Flash News: The Armory Show – China – Odilon Redon – Jeff Koons

[10/03/2014]

 

Every fortnight, Artprice provides a short round up of art market news: Armory Show – Chine – Odilon Redon – Jeff Koons

The Armory Show once more; China for evermore

The 16th Armory Show is now open! This New York event, one of the most important in the year for modern and contemporary art, is running from 6 to 9 March 2014. Justifying a narrower selection on grounds of quality, show director Noah Horowitz announced a smaller number of exhibitors this year in what seems to be a trend – the Armory hosted 274 galleries in 2011, 220 in 2012 and 215 in 2013, and now features 203. The chosen few include heavyweights such as Lehmann Maupin (New York and Hong Kong), Almine Rech (Paris and Brussels), Nara Roesler (Sao Paulo) and David Zwirner. Ten galleries under ten years old are also making the most of this showcase to present one or two artists each.
Here again, China’s importance on the world stage is conspicuous – Philip Tinari, director of the Ullens Centre for Contemporary Art in Beijing’s 798 Art District, has selected 17 Chinese art galleries for the fair, nine of which have never before exhibited outside Asia. As well the usual stars in Chinese art, we are promised a number of discoveries.
The other notable focus of the 16th Armory Show lies in an independent exhibition central to the fair. Entitled « Venus Drawn Out« , it pays tribute to key 20th century women artists, most still overshadowed by male artists, who are always more highly rated according to market law. The works were selected by Susan Harris, and include names like Louise BOURGEOIS, Helen FRANKENTHALER, Eva HESSE, Lee KRASNER, Yayoi KUSAMA, Georgia O’KEEFFE and Betye SAAR.

Odilon Redon at auction and on show at Beyeler

The Odilon REDON exhibition at the Beyeler Foundation opened last month, and runs until 18 May 2014. It features a large number of top-class paintings, pastels, drawings and etchings on loan from museums and private collections.
The artist, a major exponent of French Symbolism, and a forerunner to modern art who inspired several great artists, has been much in the headlines over the past three years.
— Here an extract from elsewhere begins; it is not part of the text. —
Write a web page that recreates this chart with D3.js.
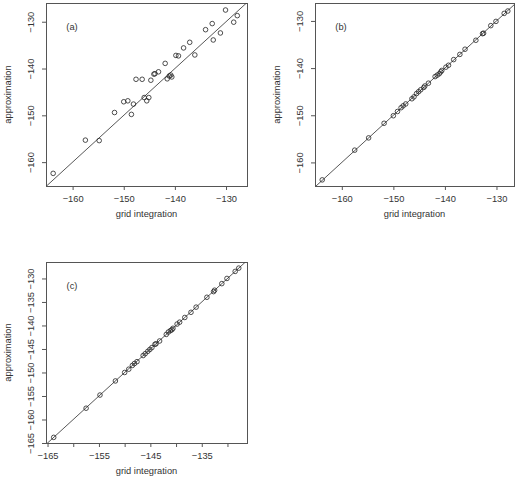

Ever since a retrospective at the Grand Palais in Paris in 2011, Odilon Redon has aroused increasing enthusiasm amongst buyers. In October 2013, the hammer fell memorably on a sum five times higher than the estimate for a series of ten prints: The Temptation of Saint Anthony (based on a text by Gustave Flaubert) (1888), a set published by Deman in Brussels in 1888 in an edition of 60. This set fetched $1.2 million at Christie’s New York on 29 October 2013.

Up till then, only oils on canvas and pastels (generally bouquets of flowers) had managed to cross the million threshold. But on top of that, this sale led to scenes of unprecedented fervour, with several prints adding two noughts to their original estimates. These included a first state of Pegasus Captive (1889), a lithograph probably published in an edition of 100, estimated at $35,000 and knocked down for $850,000 ($1.025 million including the buyer’s premium). But although the historic significance of some plates may waft their prices up to the top end of the market, 40% of Redon’s prints are still affordable at under $3,000…

Jeff Koons: another $20 million

The year has got off to a good start for Jeff KOONS, whose sculpture Cracked Egg (Magenta) sold for the equivalent of $20.6 million on 13 February 2014 at Christie’s London, within its estimate range.
This gleaming giant egg, which belongs to the Celebration series begun in 1994 and comes in five versions, garnered the artist’s fifth best hammer price three months after a he set record of $52 million, making him the world’s most expensive living artist… and with good reason! Last year, at $52 million, Balloon Dog (Orange) generated proceeds roughly equivalent to those of Japan, no. 11 in the global market for the sale of art works in 2013. In ten years, buoyed up by the world’s most powerful buyers, Koons has risen from 76th in the world ranking (with $4.4 million generated by the sale of 21 works in 2003) to 25th, thanks to 78 works sold at auction in 2013, which produced over $75 million. Today, his market commands a financial scope equal to that of Australia, lying ninth in the global market with total results of $76 million in 2013.